Photo credit: Glowna Komisja Badania Zbrodni Przeciwko Narodowi Polskiemu, German National Archives

On liberation day, when a British soldier noticed the watch, he took it from Martin and gave in return a Mickey Mouse wrist watch. A sergeant nearby grabbed the watch and gave it back to Martin. When I looked at the watch, I saw a broken crystal, and I knew that the watch had not been used for at least 25 years or more. Obviously, the attention of a watchmaker was needed because the watch would require cleaning, oiling and adjusting along with a new crystal.

I immediately got in touch with my pocket watch guru, as I call Darryl Lesser of Darlor Watch up in Montreal, Canada. He has given me reliable guidance. I have bought three wonderful railroad grade pocket watches from him so far, and I know that he is a first rate watchmaker too.
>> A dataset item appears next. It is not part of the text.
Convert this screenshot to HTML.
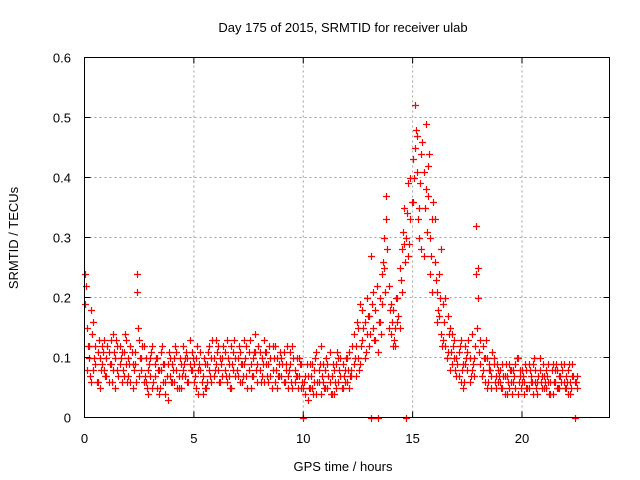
<!DOCTYPE html>
<html><head><meta charset="utf-8"><style>
body{margin:0;background:#fff}
svg{display:block;font-family:"Liberation Sans",sans-serif}
</style></head><body>
<svg id="chart" width="640" height="480" viewBox="0 0 640 480">
<rect width="640" height="480" fill="#fff"/>
<text x="343" y="32" font-size="13" text-anchor="middle">Day 175 of 2015, SRMTID for receiver ulab</text>
<g id="grid"></g>
<g id="marks"></g>
<rect x="84.5" y="57.5" width="525" height="360" fill="none" stroke="#000" stroke-width="1"/>
<g id="axes"></g>
<text x="343" y="471" font-size="13" text-anchor="middle">GPS time / hours</text>
<text transform="translate(18,238) rotate(-90)" font-size="13" text-anchor="middle">SRMTID / TECUs</text>
</svg>
<script>
const xTicks=[0,5,10,15,20];
const yTicks=[0,0.1,0.2,0.3,0.4,0.5,0.6];
const yTickLabels=["0","0.1","0.2","0.3","0.4","0.5","0.6"];
const hours=[0.0,0.1,0.2,0.3,0.4,0.5,0.6,0.7,0.8,0.9,1.0,1.1,1.2,1.3,1.4,1.5,1.6,1.7,1.8,1.9,2.0,2.1,2.2,2.3,2.4,2.5,2.6,2.7,2.8,2.9,3.0,3.1,3.2,3.3,3.4,3.5,3.6,3.7,3.8,3.9,4.0,4.1,4.2,4.3,4.4,4.5,4.6,4.7,4.8,4.9,5.0,5.1,5.2,5.3,5.4,5.5,5.6,5.7,5.8,5.9,6.0,6.1,6.2,6.3,6.4,6.5,6.6,6.7,6.8,6.9,7.0,7.1,7.2,7.3,7.4,7.5,7.6,7.7,7.8,7.9,8.0,8.1,8.2,8.3,8.4,8.5,8.6,8.7,8.8,8.9,9.0,9.1,9.2,9.3,9.4,9.5,9.6,9.7,9.8,9.9,10.0,10.1,10.2,10.3,10.4,10.5,10.6,10.7,10.8,10.9,11.0,11.1,11.2,11.3,11.4,11.5,11.6,11.7,11.8,11.9,12.0,12.1,12.2,12.3,12.4,12.5,12.6,12.7,12.8,12.9,13.0,13.1,13.2,13.3,13.4,13.5,13.6,13.7,13.8,13.9,14.0,14.1,14.2,14.3,14.4,14.5,14.6,14.7,14.8,14.9,15.0,15.1,15.2,15.3,15.4,15.5,15.6,15.7,15.8,15.9,16.0,16.1,16.2,16.3,16.4,16.5,16.6,16.7,16.8,16.9,17.0,17.1,17.2,17.3,17.4,17.5,17.6,17.7,17.8,17.9,18.0,18.1,18.2,18.3,18.4,18.5,18.6,18.7,18.8,18.9,19.0,19.1,19.2,19.3,19.4,19.5,19.6,19.7,19.8,19.9,20.0,20.1,20.2,20.3,20.4,20.5,20.6,20.7,20.8,20.9,21.0,21.1,21.2,21.3,21.4,21.5,21.6,21.7,21.8,21.9,22.0,22.1,22.2,22.3,22.4,22.5];
const hoursC=[0.05,0.15,0.25,0.35,0.45,0.55,0.65,0.75,0.85,0.95,1.05,1.15,1.25,1.35,1.45,1.55,1.65,1.75,1.85,1.95,2.05,2.15,2.25,2.35,2.45,2.55,2.65,2.75,2.85,2.95,3.05,3.15,3.25,3.35,3.45,3.55,3.65,3.75,3.85,3.95,4.05,4.15,4.25,4.35,4.45,4.55,4.65,4.75,4.85,4.95,5.05,5.15,5.25,5.35,5.45,5.55,5.65,5.75,5.85,5.95,6.05,6.15,6.25,6.35,6.45,6.55,6.65,6.75,6.85,6.95,7.05,7.15,7.25,7.35,7.45,7.55,7.65,7.75,7.85,7.95,8.05,8.15,8.25,8.35,8.45,8.55,8.65,8.75,8.85,8.95,9.05,9.15,9.25,9.35,9.45,9.55,9.65,9.75,9.85,9.95,10.05,10.15,10.25,10.35,10.45,10.55,10.65,10.75,10.85,10.95,11.05,11.15,11.25,11.35,11.45,11.55,11.65,11.75,11.85,11.95,12.05,12.15,12.25,12.35,12.45,12.55,12.65,12.75,12.85,12.95,13.05,13.15,13.25,13.35,13.45,13.55,13.65,13.75,13.85,13.95,14.05,14.15,14.25,14.35,14.45,14.55,14.65,14.75,14.85,14.95,15.05,15.15,15.25,15.35,15.45,15.55,15.65,15.75,15.85,15.95,16.05,16.15,16.25,16.35,16.45,16.55,16.65,16.75,16.85,16.95,17.05,17.15,17.25,17.35,17.45,17.55,17.65,17.75,17.85,17.95,18.05,18.15,18.25,18.35,18.45,18.55,18.65,18.75,18.85,18.95,19.05,19.15,19.25,19.35,19.45,19.55,19.65,19.75,19.85,19.95,20.05,20.15,20.25,20.35,20.45,20.55,20.65,20.75,20.85,20.95,21.05,21.15,21.25,21.35,21.45,21.55,21.65,21.75,21.85,21.95,22.05,22.15,22.25,22.35,22.45];
const srmtidA=[.24,.15,.10,.18,.08,.12,.06,.10,.09,.13,
.07,.11,.09,.14,.10,.08,.12,.06,.11,.09,
.07,.12,.05,.09,.24,.13,.08,.06,.10,.04,
.07,.12,.09,.05,.08,.11,.06,.04,.09,.07,
.06,.10,.08,.05,.09,.12,.07,.10,.13,.08,
.06,.10,.04,.08,.07,.05,.09,.12,.06,.10,
.13,.08,.10,.07,.11,.06,.09,.12,.08,.10,
.07,.11,.06,.09,.12,.08,.05,.10,.14,.09,
.11,.07,.13,.09,.06,.10,.08,.12,.05,.09,
.07,.11,.08,.05,.09,.12,.06,.10,.07,.09,
.00,.04,.07,.05,.09,.06,.04,.08,.12,.06,
.08,.05,.11,.07,.04,.09,.06,.10,.05,.08,
.06,.11,.08,.14,.07,.10,.19,.13,.16,.20,
.12,.27,.15,.18,.11,.20,.24,.30,.37,.22,
.14,.18,.12,.16,.25,.28,.35,.30,.39,.33,
.43,.52,.47,.35,.28,.41,.49,.37,.30,.33,
.26,.21,.17,.28,.13,.20,.11,.15,.09,.13,
.07,.11,.06,.09,.12,.08,.10,.14,.07,.32,
.25,.09,.12,.06,.10,.08,.05,.09,.07,.06,
.08,.05,.07,.04,.09,.06,.08,.05,.10,.07,
.06,.04,.08,.05,.07,.09,.06,.04,.08,.05,
.07,.05,.09,.06,.04,.08,.05,.07,.09,.06,
.05,.08,.04,.07,.06,.05];
const srmtidB=[.19,.08,.12,.06,.16,.09,.11,.05,.12,.08,
.10,.06,.13,.08,.05,.12,.09,.11,.07,.13,
.10,.06,.09,.11,.21,.07,.10,.12,.06,.08,
.10,.05,.07,.10,.04,.08,.09,.06,.03,.10,
.09,.06,.11,.07,.05,.08,.10,.06,.09,.11,
.09,.05,.08,.11,.04,.09,.06,.08,.10,.07,
.09,.12,.06,.10,.08,.13,.07,.05,.11,.07,
.10,.06,.09,.13,.07,.11,.09,.07,.11,.06,
.08,.10,.06,.11,.09,.07,.12,.06,.10,.07,
.10,.06,.09,.07,.11,.05,.08,.07,.10,.05,
.05,.07,.03,.09,.05,.08,.11,.06,.04,.09,
.05,.09,.06,.04,.08,.05,.10,.07,.09,.06,
.10,.05,.07,.09,.12,.15,.09,.18,.10,.14,
.17,.00,.21,.13,.00,.16,.19,.25,.33,.15,
.19,.12,.15,.20,.15,.21,.29,.00,.27,.40,
.36,.45,.41,.30,.44,.27,.38,.42,.24,.21,
.33,.16,.24,.14,.19,.12,.17,.08,.14,.10,
.10,.07,.13,.05,.09,.11,.06,.08,.10,.24,
.20,.13,.08,.10,.05,.09,.07,.10,.05,.08,
.06,.09,.04,.07,.05,.08,.06,.09,.04,.08,
.08,.06,.05,.09,.06,.04,.08,.06,.10,.07,
.05,.08,.06,.04,.09,.06,.08,.05,.06,.09,
.07,.04,.06,.09,.00,.07];
const srmtidC=[.22,.12,.07,.14,.10,.06,.13,.08,.11,.07,
.12,.09,.06,.11,.13,.07,.10,.08,.14,.06,
.09,.11,.08,.06,.15,.10,.12,.07,.05,.09,
.11,.06,.10,.08,.05,.12,.09,.07,.11,.06,
.08,.12,.05,.10,.07,.09,.11,.06,.08,.10,
.07,.12,.09,.06,.10,.05,.11,.07,.13,.08,
.11,.06,.09,.12,.07,.10,.05,.09,.13,.08,
.12,.09,.07,.10,.05,.13,.07,.11,.08,.12,
.06,.09,.11,.07,.12,.05,.10,.08,.07,.11,
.09,.06,.12,.08,.06,.10,.07,.05,.09,.06,
.06,.09,.05,.07,.04,.10,.06,.09,.07,.05,
.10,.07,.04,.09,.06,.11,.08,.05,.07,.10,
.08,.07,.12,.10,.16,.08,.12,.15,.11,.17,
.14,.19,.13,.22,.16,.14,.26,.21,.28,.18,
.16,.13,.20,.17,.23,.31,.26,.34,.29,.36,
.40,.48,.33,.39,.46,.35,.31,.44,.27,.36,
.23,.18,.20,.12,.16,.10,.14,.11,.12,.08,
.09,.12,.08,.06,.10,.13,.07,.09,.12,.15,
.11,.07,.10,.13,.06,.08,.11,.06,.09,.07,
.05,.07,.09,.06,.08,.04,.07,.10,.06,.05,
.07,.09,.05,.08,.06,.10,.05,.07,.06,.09,
.06,.07,.04,.08,.06,.09,.05,.07,.08,.05,
.06,.09,.05,.07,.06];
const NS="http://www.w3.org/2000/svg";
const X0=84.5,X1=609.5,Y0=417.5,Y1=57.5,XMAX=24,YMAX=0.6;
function xs(h){return X0+(X1-X0)*h/XMAX;}
function ys(v){return Y0-(Y0-Y1)*v/YMAX;}
function mk(tag,attrs,parent){const e=document.createElementNS(NS,tag);for(const k in attrs)e.setAttribute(k,attrs[k]);parent.appendChild(e);return e;}
const grid=document.getElementById('grid'),axes=document.getElementById('axes'),marks=document.getElementById('marks');
xTicks.forEach(t=>{
  const x=xs(t);
  if(t>0){const g=mk('line',{x1:x,y1:Y0,x2:x,y2:Y1,stroke:'#a0a0a0','stroke-dasharray':'2,3'},grid);
  
  }
  mk('line',{x1:x,y1:Y0,x2:x,y2:Y0-6,stroke:'#000'},axes);
  mk('line',{x1:x,y1:Y1,x2:x,y2:Y1+6,stroke:'#000'},axes);
  const l=mk('text',{x:x,y:443,'font-size':13,'text-anchor':'middle'},axes);
  l.textContent=t;
  
  
});
yTicks.forEach((t,i)=>{
  const y=ys(t);
  if(t>0&&t<YMAX){const g=mk('line',{x1:X0,y1:y,x2:X1,y2:y,stroke:'#a0a0a0','stroke-dasharray':'2,3'},grid);
  
  }
  mk('line',{x1:X0,y1:y,x2:X0+6,y2:y,stroke:'#000'},axes);
  mk('line',{x1:X1,y1:y,x2:X1-6,y2:y,stroke:'#000'},axes);
  const l=mk('text',{x:71,y:y+5,'font-size':13,'text-anchor':'end'},axes);
  l.textContent=yTickLabels[i];
  
  
});
function plot(hs,vals){
  hs.forEach((h,i)=>{
    const v=vals[i]; if(v===undefined)return;
    const x=Math.round(xs(h))+0.5,y=Math.round(ys(v))+0.5;
    const p=mk('path',{d:`M${x-3.5},${y}H${x+3.5}M${x},${y-3.5}V${y+3.5}`,stroke:'#f00','stroke-width':1.2,fill:'none'},marks);
    
    
  });
}
plot(hours,srmtidA);plot(hours,srmtidB);plot(hoursC,srmtidC);
</script>
</body></html>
When I told Darryl the history of this watch and asked him for a quote on servicing it, his immediate reply was to instruct me to send the watch at once, and, further, he could not charge for servicing a watch with this history. In less than a week, the Tavannes pocket watch was serviced and returned to me, with a new crystal and obvious watchmaker’s attention to the case and movement. The watch is now in the hands of Martin’s son.

Sometimes and item such as this watch is less important than the story behind it. I describe my experience as the joy of watch collecting.